QUIC Throughput and Fairness over Dual Connectivity

TL;DR

This study investigates how Dual Connectivity affects QUIC protocol performance, revealing impacts on throughput and fairness under various network conditions and configurations, providing insights for network optimization.

Contribution

First comprehensive analysis of QUIC performance over Dual Connectivity, examining effects of parameters, network variability, and implementation choices on throughput and fairness.

Findings

QUIC performance over DC is similar to TCP with proper parameters.

Increased UDP buffers improve QUIC throughput over DC.

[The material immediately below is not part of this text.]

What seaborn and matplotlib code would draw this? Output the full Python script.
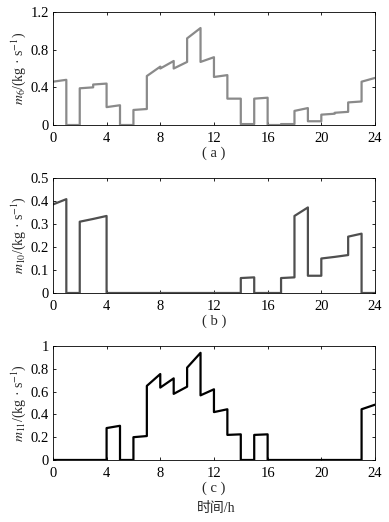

Fairness is achieved under symmetric links when DC isn't used for duplication.

Abstract

Dual Connectivity (DC) is an important lower-layer feature accelerating the transition from 4G to 5G that also is expected to play an important role in standalone 5G radio networks. However, even though the packet reordering introduced by DC can significantly impact the performance of upper-layer protocols, no prior work has studied the impact of DC on QUIC. In this paper, we present the first such performance study. Using a series of throughput and fairness experiments, we show how QUIC is affected by different DC parameters, network conditions, and whether the DC implementation aims to improve throughput or reliability. Results for two QUIC implementations (aioquic, ngtcp2) and two congestion control algorithms (NewReno, CUBIC) are presented under both static and highly time-varying network conditions. Our findings provide network operators with insights and understanding into the impacts of splitting QUIC traffic in a DC environment. With reasonably selected DC parameters and increased UDP receive buffers, QUIC over DC performs similarly to TCP over DC and achieves optimal fairness under symmetric link conditions when DC is not used for packet duplication. The insights can help network operators provide modern users with better end-to-end service when deploying DC.